**What is being asked:** Transcribe the whole listing below without changing a word, but leave out every image.

**Given material:**
.....
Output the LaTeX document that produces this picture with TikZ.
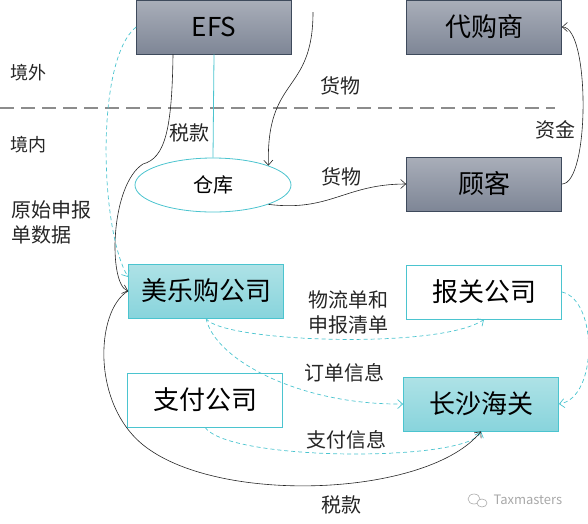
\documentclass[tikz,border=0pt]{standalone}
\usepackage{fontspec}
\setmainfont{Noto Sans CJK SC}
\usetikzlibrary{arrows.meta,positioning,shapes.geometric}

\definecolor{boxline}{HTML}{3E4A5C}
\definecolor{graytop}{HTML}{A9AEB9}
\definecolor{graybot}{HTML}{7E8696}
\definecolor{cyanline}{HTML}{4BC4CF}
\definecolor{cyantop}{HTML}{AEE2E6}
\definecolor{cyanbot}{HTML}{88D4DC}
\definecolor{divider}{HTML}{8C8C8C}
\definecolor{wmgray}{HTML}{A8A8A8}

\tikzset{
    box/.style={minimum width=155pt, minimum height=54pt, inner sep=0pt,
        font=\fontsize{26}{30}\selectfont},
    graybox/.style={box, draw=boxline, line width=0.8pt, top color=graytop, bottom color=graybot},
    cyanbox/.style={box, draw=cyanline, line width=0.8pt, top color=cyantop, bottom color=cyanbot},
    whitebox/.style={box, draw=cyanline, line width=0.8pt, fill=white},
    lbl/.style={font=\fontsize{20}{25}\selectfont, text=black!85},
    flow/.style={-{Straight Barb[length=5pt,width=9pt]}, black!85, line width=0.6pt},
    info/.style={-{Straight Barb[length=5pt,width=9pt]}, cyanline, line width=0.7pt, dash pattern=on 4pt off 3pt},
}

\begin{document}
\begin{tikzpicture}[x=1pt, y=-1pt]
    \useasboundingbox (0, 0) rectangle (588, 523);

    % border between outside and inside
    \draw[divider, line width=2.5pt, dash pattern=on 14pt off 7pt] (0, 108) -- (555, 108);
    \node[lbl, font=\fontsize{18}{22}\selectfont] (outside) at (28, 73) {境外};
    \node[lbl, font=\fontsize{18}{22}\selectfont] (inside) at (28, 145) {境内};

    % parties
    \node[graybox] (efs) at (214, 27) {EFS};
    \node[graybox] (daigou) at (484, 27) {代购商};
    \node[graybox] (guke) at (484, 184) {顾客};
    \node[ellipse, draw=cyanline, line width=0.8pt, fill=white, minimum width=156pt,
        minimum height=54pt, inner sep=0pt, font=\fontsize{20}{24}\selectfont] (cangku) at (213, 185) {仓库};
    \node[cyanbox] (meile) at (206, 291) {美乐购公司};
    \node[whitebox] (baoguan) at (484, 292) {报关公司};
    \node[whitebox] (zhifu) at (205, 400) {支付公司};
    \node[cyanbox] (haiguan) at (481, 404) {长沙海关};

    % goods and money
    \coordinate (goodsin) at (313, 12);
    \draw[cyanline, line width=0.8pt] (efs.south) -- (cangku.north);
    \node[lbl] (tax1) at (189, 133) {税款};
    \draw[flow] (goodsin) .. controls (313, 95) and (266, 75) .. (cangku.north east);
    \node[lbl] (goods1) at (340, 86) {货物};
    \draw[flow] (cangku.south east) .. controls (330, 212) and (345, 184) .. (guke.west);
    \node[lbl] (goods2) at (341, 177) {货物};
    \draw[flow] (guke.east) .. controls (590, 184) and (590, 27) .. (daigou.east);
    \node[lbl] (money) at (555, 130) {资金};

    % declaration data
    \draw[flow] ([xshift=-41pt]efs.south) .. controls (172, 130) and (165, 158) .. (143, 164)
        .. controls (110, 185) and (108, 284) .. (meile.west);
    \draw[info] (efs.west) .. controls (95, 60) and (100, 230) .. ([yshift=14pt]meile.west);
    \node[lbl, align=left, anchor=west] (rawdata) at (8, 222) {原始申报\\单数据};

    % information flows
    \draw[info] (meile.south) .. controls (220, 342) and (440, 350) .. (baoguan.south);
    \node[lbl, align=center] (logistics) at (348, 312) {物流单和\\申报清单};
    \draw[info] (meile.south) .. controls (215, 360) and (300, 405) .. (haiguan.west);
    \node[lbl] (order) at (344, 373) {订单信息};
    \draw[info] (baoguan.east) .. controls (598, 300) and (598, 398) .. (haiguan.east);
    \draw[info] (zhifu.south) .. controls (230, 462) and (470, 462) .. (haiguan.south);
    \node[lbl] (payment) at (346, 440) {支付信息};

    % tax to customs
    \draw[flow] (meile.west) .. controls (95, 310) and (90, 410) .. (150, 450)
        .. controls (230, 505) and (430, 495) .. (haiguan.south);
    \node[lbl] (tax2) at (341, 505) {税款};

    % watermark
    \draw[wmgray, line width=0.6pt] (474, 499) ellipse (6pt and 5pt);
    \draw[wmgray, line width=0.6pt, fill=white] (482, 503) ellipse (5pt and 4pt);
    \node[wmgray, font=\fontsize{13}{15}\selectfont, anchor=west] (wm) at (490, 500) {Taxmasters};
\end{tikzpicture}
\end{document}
.....
**Full answer:**
Output the LaTeX document that produces this picture with TikZ.
\documentclass[tikz,border=0pt]{standalone}
\usepackage{fontspec}
\setmainfont{Noto Sans CJK SC}
\usetikzlibrary{arrows.meta,positioning,shapes.geometric}

\definecolor{boxline}{HTML}{3E4A5C}
\definecolor{graytop}{HTML}{A9AEB9}
\definecolor{graybot}{HTML}{7E8696}
\definecolor{cyanline}{HTML}{4BC4CF}
\definecolor{cyantop}{HTML}{AEE2E6}
\definecolor{cyanbot}{HTML}{88D4DC}
\definecolor{divider}{HTML}{8C8C8C}
\definecolor{wmgray}{HTML}{A8A8A8}

\tikzset{
    box/.style={minimum width=155pt, minimum height=54pt, inner sep=0pt,
        font=\fontsize{26}{30}\selectfont},
    graybox/.style={box, draw=boxline, line width=0.8pt, top color=graytop, bottom color=graybot},
    cyanbox/.style={box, draw=cyanline, line width=0.8pt, top color=cyantop, bottom color=cyanbot},
    whitebox/.style={box, draw=cyanline, line width=0.8pt, fill=white},
    lbl/.style={font=\fontsize{20}{25}\selectfont, text=black!85},
    flow/.style={-{Straight Barb[length=5pt,width=9pt]}, black!85, line width=0.6pt},
    info/.style={-{Straight Barb[length=5pt,width=9pt]}, cyanline, line width=0.7pt, dash pattern=on 4pt off 3pt},
}

\begin{document}
\begin{tikzpicture}[x=1pt, y=-1pt]
    \useasboundingbox (0, 0) rectangle (588, 523);

    % border between outside and inside
    \draw[divider, line width=2.5pt, dash pattern=on 14pt off 7pt] (0, 108) -- (555, 108);
    \node[lbl, font=\fontsize{18}{22}\selectfont] (outside) at (28, 73) {境外};
    \node[lbl, font=\fontsize{18}{22}\selectfont] (inside) at (28, 145) {境内};

    % parties
    \node[graybox] (efs) at (214, 27) {EFS};
    \node[graybox] (daigou) at (484, 27) {代购商};
    \node[graybox] (guke) at (484, 184) {顾客};
    \node[ellipse, draw=cyanline, line width=0.8pt, fill=white, minimum width=156pt,
        minimum height=54pt, inner sep=0pt, font=\fontsize{20}{24}\selectfont] (cangku) at (213, 185) {仓库};
    \node[cyanbox] (meile) at (206, 291) {美乐购公司};
    \node[whitebox] (baoguan) at (484, 292) {报关公司};
    \node[whitebox] (zhifu) at (205, 400) {支付公司};
    \node[cyanbox] (haiguan) at (481, 404) {长沙海关};

    % goods and money
    \coordinate (goodsin) at (313, 12);
    \draw[cyanline, line width=0.8pt] (efs.south) -- (cangku.north);
    \node[lbl] (tax1) at (189, 133) {税款};
    \draw[flow] (goodsin) .. controls (313, 95) and (266, 75) .. (cangku.north east);
    \node[lbl] (goods1) at (340, 86) {货物};
    \draw[flow] (cangku.south east) .. controls (330, 212) and (345, 184) .. (guke.west);
    \node[lbl] (goods2) at (341, 177) {货物};
    \draw[flow] (guke.east) .. controls (590, 184) and (590, 27) .. (daigou.east);
    \node[lbl] (money) at (555, 130) {资金};

    % declaration data
    \draw[flow] ([xshift=-41pt]efs.south) .. controls (172, 130) and (165, 158) .. (143, 164)
        .. controls (110, 185) and (108, 284) .. (meile.west);
    \draw[info] (efs.west) .. controls (95, 60) and (100, 230) .. ([yshift=14pt]meile.west);
    \node[lbl, align=left, anchor=west] (rawdata) at (8, 222) {原始申报\\单数据};

    % information flows
    \draw[info] (meile.south) .. controls (220, 342) and (440, 350) .. (baoguan.south);
    \node[lbl, align=center] (logistics) at (348, 312) {物流单和\\申报清单};
    \draw[info] (meile.south) .. controls (215, 360) and (300, 405) .. (haiguan.west);
    \node[lbl] (order) at (344, 373) {订单信息};
    \draw[info] (baoguan.east) .. controls (598, 300) and (598, 398) .. (haiguan.east);
    \draw[info] (zhifu.south) .. controls (230, 462) and (470, 462) .. (haiguan.south);
    \node[lbl] (payment) at (346, 440) {支付信息};

    % tax to customs
    \draw[flow] (meile.west) .. controls (95, 310) and (90, 410) .. (150, 450)
        .. controls (230, 505) and (430, 495) .. (haiguan.south);
    \node[lbl] (tax2) at (341, 505) {税款};

    % watermark
    \draw[wmgray, line width=0.6pt] (474, 499) ellipse (6pt and 5pt);
    \draw[wmgray, line width=0.6pt, fill=white] (482, 503) ellipse (5pt and 4pt);
    \node[wmgray, font=\fontsize{13}{15}\selectfont, anchor=west] (wm) at (490, 500) {Taxmasters};
\end{tikzpicture}
\end{document}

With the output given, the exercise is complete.